Dalam Khotbah di Bukit, Yesus menafsirkan Hukum Taurat sesuai dengan makna hukum tersebut, bukan hanya dengan isi hurufnya saja. Hukum Taurat melarang pembunuhan, tetapi Yesus mengatakan bahwa kemarahan atau ejekan membuat seseorang bersalah atas pembunuhan, karena sikap yang sama yang menghasilkan pembunuhan pertama-tama menghasilkan kemarahan dan penghinaan (lihat Matius 5:21-22). Hukum Taurat melarang perzinahan, tetapi Yesus mengatakan bahwa pandangan yang penuh nafsu adalah perzinahan di dalam hati. Seorang pria yang tidak pernah menyentuh wanita lain selain istrinya tetapi menuruti fantasi seksualnya, ia menaati huruf-huruf hukum Taurat, tetapi tidak menaati maknanya (lihat Matius 5:27-28). Dan, menurut Yesus, menaati huruf-huruf hukum Taurat tetapi tidak menaati maknanya bukanlah sebuah pilihan.

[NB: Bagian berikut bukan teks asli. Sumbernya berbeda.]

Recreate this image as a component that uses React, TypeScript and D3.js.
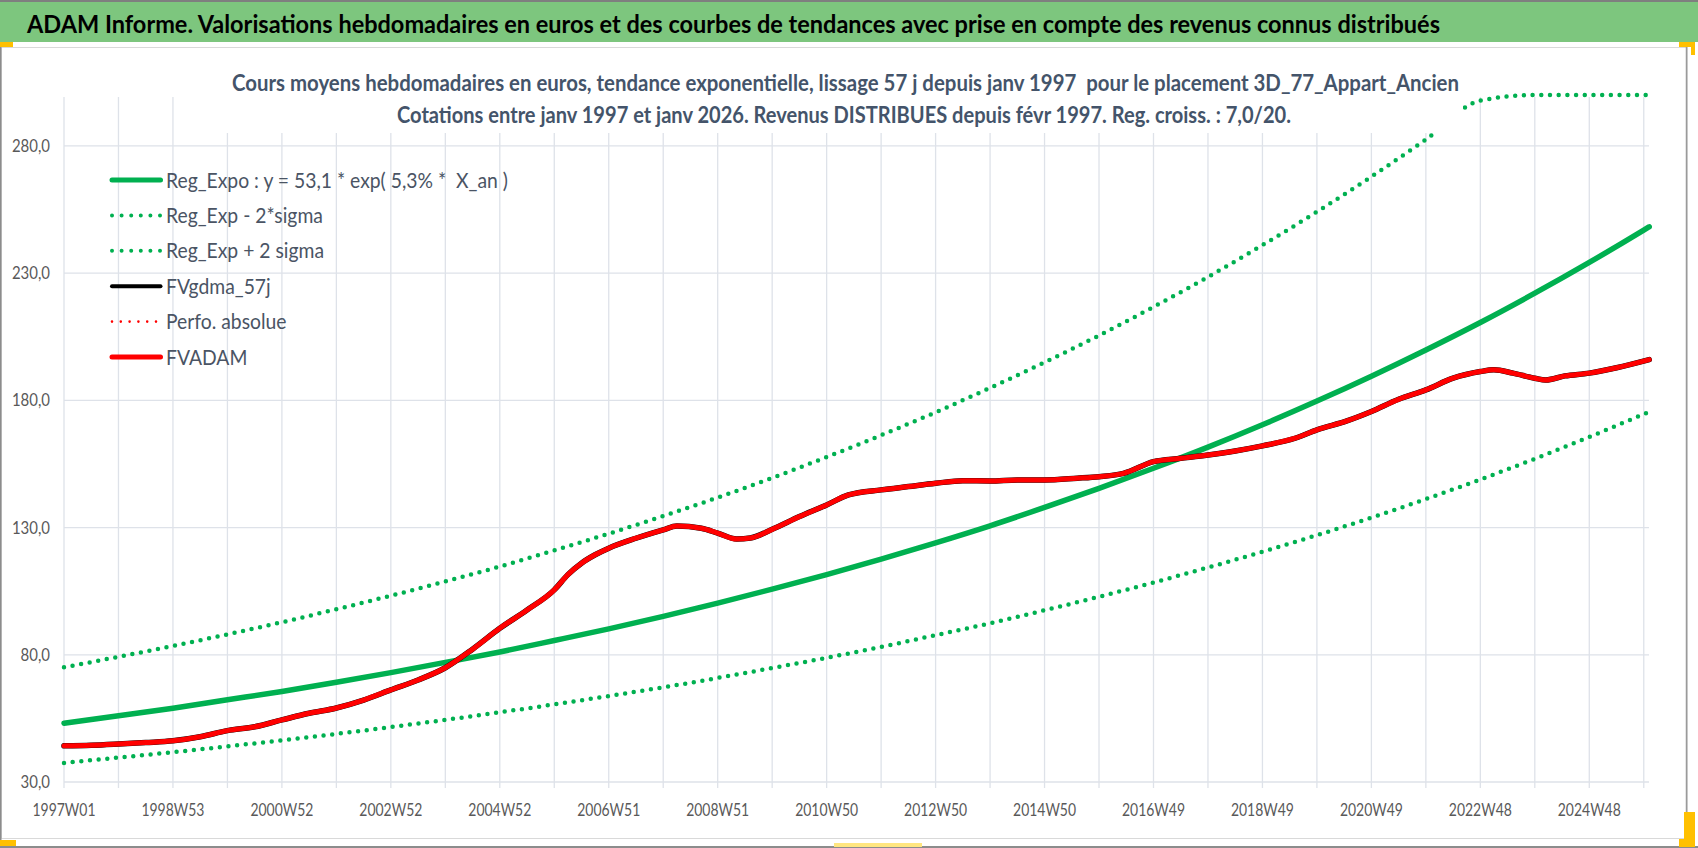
import { useEffect, useRef } from "react";
import * as d3 from "d3";

const width = 1698;
const height = 848;
const plot = { left: 64, right: 1649, top: 95, bottom: 782 };

const GREEN = "#00B050";
const RED = "#FF0000";
const GRID = "#DEE2E9";
const AXIS_TEXT = "#595959";
const TITLE_TEXT = "#44546A";
const LEGEND_TEXT = "#4A5464";
const FONT = "Lato, 'Open Sans', sans-serif";

const mainTitle =
  "ADAM Informe. Valorisations hebdomadaires en euros et des courbes de tendances avec prise en compte des revenus connus distribués";
const subTitle1 =
  "Cours moyens hebdomadaires en euros, tendance exponentielle, lissage 57 j depuis janv 1997  pour le placement 3D_77_Appart_Ancien";
const subTitle2 =
  "Cotations entre janv 1997 et janv 2026. Revenus DISTRIBUES depuis févr 1997. Reg. croiss. : 7,0/20.";

// x unit = one tick of the category axis (52 weekly quotes)
const weekCount = 1513;
const xLabels = [
  "1997W01", "1998W53", "2000W52", "2002W52", "2004W52", "2006W51", "2008W51", "2010W50",
  "2012W50", "2014W50", "2016W49", "2018W49", "2020W49", "2022W48", "2024W48",
];
const yTicks = [30, 80, 130, 180, 230, 280];

const trendX = [
  0, 1, 2, 3, 4, 5, 6, 7, 8, 9, 10, 11, 12, 13, 14, 15, 16, 17, 18, 19, 20, 21, 22, 23, 24, 25,
  26, 27, 28, 29, 29.1,
];
const regExpo = [
  53.1, 56.0, 59.0, 62.3, 65.6, 69.2, 73.0, 77.0, 81.1, 85.6, 90.2, 95.1, 100.3, 105.8, 111.5,
  117.6, 124.0, 130.7, 137.9, 145.4, 153.3, 161.6, 170.4, 179.7, 189.5, 199.8, 210.6, 222.1,
  234.2, 246.9, 248.2,
];
const regMinus2Sigma = [
  37.5, 39.6, 41.7, 44.0, 46.4, 48.9, 51.6, 54.4, 57.4, 60.5, 63.8, 67.2, 70.9, 74.8, 78.8,
  83.1, 87.7, 92.4, 97.5, 102.8, 108.4, 114.3, 120.5, 127.0, 133.9, 141.2, 148.9, 157.0, 165.6,
  174.6, 175.5,
];
const regPlus2Sigma = [
  75.1, 79.2, 83.5, 88.0, 92.8, 97.9, 103.2, 108.8, 114.7, 121.0, 127.6, 134.5, 141.8, 149.5,
  157.7, 166.3, 175.3, 184.9, 194.9, 205.5, 216.7, 228.5, 241.0, 254.1, 267.9, 282.5, 297.8,
  314.0, 331.1, 349.2, 351.0,
];

const adamX = [
  0, 0.5, 1, 1.5, 2, 2.5, 3, 3.5, 4, 4.5, 5, 5.5, 6, 6.5, 7, 7.5, 8, 8.5, 9, 9.25, 9.5, 9.75,
  10, 10.5, 11, 11.25, 11.7, 12, 12.35, 12.6, 13, 13.5, 14, 14.4, 15, 15.5, 16, 16.5, 17, 17.5,
  18, 18.6, 19, 19.45, 20, 20.5, 21, 21.5, 22, 22.6, 23, 23.55, 24, 24.5, 25, 25.5, 26, 26.25,
  26.6, 27, 27.2, 27.55, 28, 28.5, 29.1,
];
const adamValues = [
  44.2, 44.4, 44.9, 45.5, 46.2, 47.8, 50.2, 51.7, 54.4, 57.0, 59.1, 62.2, 66.2, 70.1, 74.9, 82.2,
  90.4, 97.6, 105.5, 111.5, 116.0, 119.3, 121.9, 125.8, 129.1, 130.6, 129.7, 127.8, 125.5, 125.9,
  129.3, 134.3, 138.9, 142.8, 144.8, 146.1, 147.4, 148.4, 148.3, 148.7, 148.7, 149.4, 150.0,
  151.3, 155.9, 157.2, 158.5, 160.1, 162.1, 165.1, 168.4, 171.9, 175.6, 180.4, 184.1, 188.7,
  191.3, 192.0, 190.7, 188.7, 188.0, 189.6, 190.7, 192.8, 196.0,
];

const legendItems = [
  { label: "Reg_Expo : y = 53,1 * exp( 5,3% *  X_an )", color: GREEN, dash: null, w: 5 },
  { label: "Reg_Exp - 2*sigma", color: GREEN, dash: "0 9.6", w: 4 },
  { label: "Reg_Exp + 2 sigma", color: GREEN, dash: "0 9.6", w: 4 },
  { label: "FVgdma_57j", color: "#000000", dash: null, w: 4 },
  { label: "Perfo. absolue", color: RED, dash: "0 8.8", w: 2.6 },
  { label: "FVADAM", color: RED, dash: null, w: 5 },
];

// narrow the glyphs a little, Calibri-like
const condense = (sel: any, k: number) =>
  sel.each(function (this: SVGTextElement) {
    const len = this.getComputedTextLength();
    d3.select(this).attr("textLength", len * k).attr("lengthAdjust", "spacingAndGlyphs");
  });

const drawChart = (ref: SVGSVGElement) => {
  const svg = d3.select(ref);
  svg.selectAll("*").remove();

  const x = d3.scaleLinear().domain([0, weekCount / 52]).range([plot.left, plot.right]);
  const y = d3.scaleLinear().domain([30, 300]).range([plot.bottom, plot.top]).clamp(true);

  svg.append("rect").attr("width", width).attr("height", height).attr("fill", "#ffffff");

  // chart area frame
  svg.append("rect")
    .attr("x", 1.5).attr("y", 47.5).attr("width", 1686).attr("height", 791)
    .attr("fill", "none").attr("stroke", "#D9D9D9");
  svg.append("line").attr("x1", 1686.5).attr("x2", 1686.5).attr("y1", 42).attr("y2", height)
    .attr("stroke", "#9A9A9A").attr("stroke-width", 1.5);
  svg.append("line").attr("x1", 0).attr("x2", width).attr("y1", 847).attr("y2", 847)
    .attr("stroke", "#8C8C8C").attr("stroke-width", 2);
  svg.append("line").attr("x1", 0.75).attr("x2", 0.75).attr("y1", 0).attr("y2", height)
    .attr("stroke", "#8C8C8C").attr("stroke-width", 1.5);

  // green banner
  svg.append("rect").attr("x", 0).attr("y", 0).attr("width", width).attr("height", 42).attr("fill", "#7DC67E");
  svg.append("line").attr("x1", 0).attr("x2", width).attr("y1", 1).attr("y2", 1)
    .attr("stroke", "#7F7F7F").attr("stroke-width", 2);
  svg.append("text")
    .attr("x", 27).attr("y", 32.5)
    .attr("font-family", FONT).attr("font-weight", 700).attr("font-size", 25.5)
    .attr("fill", "#000000")
    .attr("textLength", 1413).attr("lengthAdjust", "spacingAndGlyphs")
    .text(mainTitle);

  // gridlines
  const grid = svg.append("g").attr("stroke", GRID).attr("stroke-width", 1.3);
  grid.selectAll("line.v")
    .data(d3.range(0, 30))
    .join("line")
    .attr("class", "v")
    .attr("x1", (d) => x(d)).attr("x2", (d) => x(d))
    .attr("y1", plot.top + 2).attr("y2", plot.bottom + 6);
  grid.selectAll("line.h")
    .data(yTicks)
    .join("line")
    .attr("class", "h")
    .attr("x1", plot.left).attr("x2", plot.right)
    .attr("y1", (d) => y(d)).attr("y2", (d) => y(d));

  // y labels
  svg.append("g")
    .selectAll("text")
    .data(yTicks)
    .join("text")
    .attr("x", 50).attr("y", (d) => y(d) + 6)
    .attr("text-anchor", "end")
    .attr("font-family", FONT).attr("font-size", 17).attr("fill", AXIS_TEXT)
    .text((d) => d3.format(".1f")(d).replace(".", ","))
    .call(condense, 0.88);

  // x labels
  svg.append("g")
    .selectAll("text")
    .data(xLabels)
    .join("text")
    .attr("x", (_, i) => x(i * 2)).attr("y", 815.5)
    .attr("text-anchor", "middle")
    .attr("font-family", FONT).attr("font-size", 17).attr("fill", AXIS_TEXT)
    .attr("textLength", 63).attr("lengthAdjust", "spacingAndGlyphs")
    .text((d) => d);

  const trendLine = (values: number[]) =>
    d3.line<number>()
      .x((_, i) => x(trendX[i]))
      .y((d) => y(d))
      .curve(d3.curveMonotoneX)(values);

  const adamLine = d3.line<number>()
    .x((_, i) => x(adamX[i]))
    .y((d) => y(d))
    .curve(d3.curveMonotoneX)(adamValues);

  const series = svg.append("g").attr("fill", "none").attr("stroke-linecap", "round");
  series.append("path").attr("d", trendLine(regMinus2Sigma))
    .attr("stroke", GREEN).attr("stroke-width", 4.5).attr("stroke-dasharray", "0 8.7");
  series.append("path").attr("d", trendLine(regPlus2Sigma))
    .attr("stroke", GREEN).attr("stroke-width", 4.5).attr("stroke-dasharray", "0 8.7");
  series.append("path").attr("d", trendLine(regExpo))
    .attr("stroke", GREEN).attr("stroke-width", 5.5);
  series.append("path").attr("d", adamLine)
    .attr("stroke", "#000000").attr("stroke-width", 5.5);
  series.append("path").attr("d", adamLine)
    .attr("stroke", RED).attr("stroke-width", 5).attr("stroke-linejoin", "round");

  // chart title box (white background hides what passes behind it)
  svg.append("rect").attr("x", 225).attr("y", 56).attr("width", 1238).attr("height", 77).attr("fill", "#ffffff");
  svg.append("text")
    .attr("x", 232).attr("y", 91)
    .attr("font-family", FONT).attr("font-weight", 700).attr("font-size", 22.5)
    .attr("fill", TITLE_TEXT).style("white-space", "pre")
    .attr("textLength", 1227).attr("lengthAdjust", "spacingAndGlyphs")
    .text(subTitle1);
  svg.append("text")
    .attr("x", 397).attr("y", 122.5)
    .attr("font-family", FONT).attr("font-weight", 700).attr("font-size", 22.5)
    .attr("fill", TITLE_TEXT)
    .attr("textLength", 894).attr("lengthAdjust", "spacingAndGlyphs")
    .text(subTitle2);

  // legend
  const legend = svg.append("g");
  const rows = legend.selectAll("g")
    .data(legendItems)
    .join("g")
    .attr("transform", (_, i) => `translate(0 ${180 + i * 35.4})`);
  rows.append("line")
    .attr("x1", 112).attr("x2", 160.5)
    .attr("stroke", (d) => d.color)
    .attr("stroke-width", (d) => d.w)
    .attr("stroke-linecap", "round")
    .attr("stroke-dasharray", (d) => d.dash);
  rows.append("text")
    .attr("x", 166).attr("y", 7.5)
    .attr("font-family", FONT).attr("font-size", 21).attr("fill", LEGEND_TEXT)
    .style("white-space", "pre")
    .text((d) => d.label)
    .call(condense, 0.92);

  // selection handles of the screenshot
  const handles = svg.append("g").attr("fill", "#FFC000");
  handles.append("rect").attr("x", 0).attr("y", 42).attr("width", 13).attr("height", 5);
  handles.append("rect").attr("x", 1679).attr("y", 42).attr("width", 16).attr("height", 5);
  handles.append("rect").attr("x", 1691).attr("y", 42).attr("width", 4).attr("height", 13);
  handles.append("rect").attr("x", 1684).attr("y", 812).attr("width", 11).attr("height", 34);
  handles.append("rect").attr("x", 1679).attr("y", 839).attr("width", 16).attr("height", 8);
  handles.append("rect").attr("x", 0).attr("y", 840).attr("width", 16).attr("height", 6);
  handles.append("rect").attr("x", 834).attr("y", 843).attr("width", 88).attr("height", 4).attr("fill", "#FFE680");
};

export default function App() {
  const ref = useRef<SVGSVGElement>(null);

  useEffect(() => {
    document.body.style.margin = "0";
    document.body.style.overflow = "hidden";
    if (ref.current) drawChart(ref.current);
  }, []);

  return <svg ref={ref} width={width} height={height} style={{ display: "block" }} />;
}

Ketika Yesus ditanya tentang hukum yang paling penting, Dia menggunakan makna hukum Taurat: "Kasihilah Tuhan, Allahmu, dengan segenap hatimu dan dengan segenap jiwamu dan dengan segenap akal budimu. Itulah hukum yang terutama dan yang pertama. Dan hukum yang kedua, yang sama dengan itu, ialah: Kasihilah sesamamu manusia seperti dirimu sendiri. Pada kedua hukum inilah tergantung seluruh hukum Taurat dan kitab para nabi" (Matius 22:37-40). Setiap hukum Perjanjian Lama dan setiap standar perilaku orang Kristen dapat dirangkum dalam dua perintah ini karena kedua perintah ini mewujudkan makna/ roh hukum Taurat; yaitu, dua perintah terbesar yang mengungkapkan poin utama dari semua hukum lainnya.

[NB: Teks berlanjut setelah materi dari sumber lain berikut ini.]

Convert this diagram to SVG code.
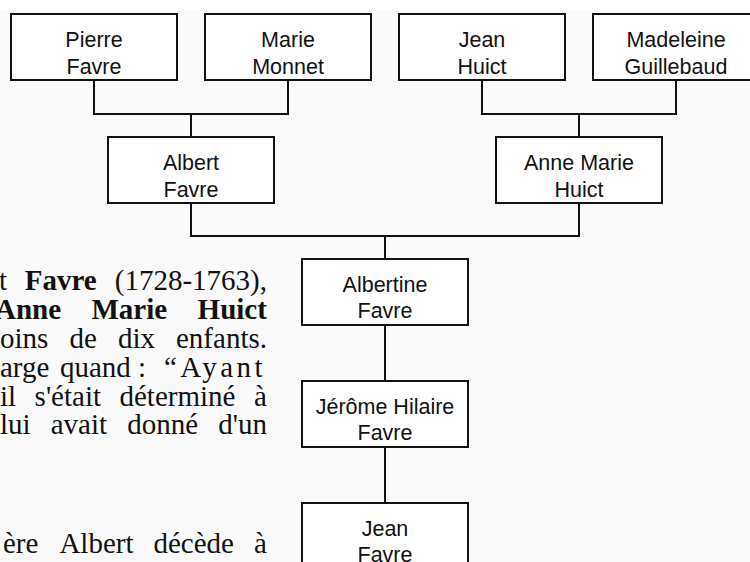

Dalam Lukas 10, seorang ahli Taurat yang ingin "membenarkan dirinya orang itu berkata kepada Yesus: 'Dan siapakah sesamaku manusia?'" (ayat 29). Mungkin saja kita dapat menaati perintah untuk "mengasihi sesama manusia seperti diri sendiri" jika sesama manusia diartikan secara sempit. Jawaban Yesus adalah kisah Orang Samaria yang Baik Hati, di mana Dia menunjukkan bahwa sesama Anda adalah siapa saja yang berhubungan dengan Anda. Sebenarnya, pertanyaan yang sebenarnya bukanlah "siapa sesamaku?" tetapi "kepada siapa saya mau berteman?" Makna hukum Taurat menuntut kita untuk peduli kepada rang lain dengan cara yang proaktif, mencari orang-orang yang membutuhkan pertolongan. Pada akhirnya, tidak seorang pun dari kita yang dapat menaati hukum ini dengan sempurna, baik secara tertulis maupun secara makna/roh, dan oleh karena itu kita dihukum sebagai orang berdosa yang membutuhkan Juruselamat.
Orang-orang yang berfokus pada bunyi hukum sering kali menjadikan kepatuhan mereka sebagai cara untuk membenarkan diri mereka sendiri, bahkan ketika mereka secara terang-terangan melanggar makna hukum; namun, Tuhan akan menghakimi sesuai dengan makna hukum, bukan hanya bunyi hukum.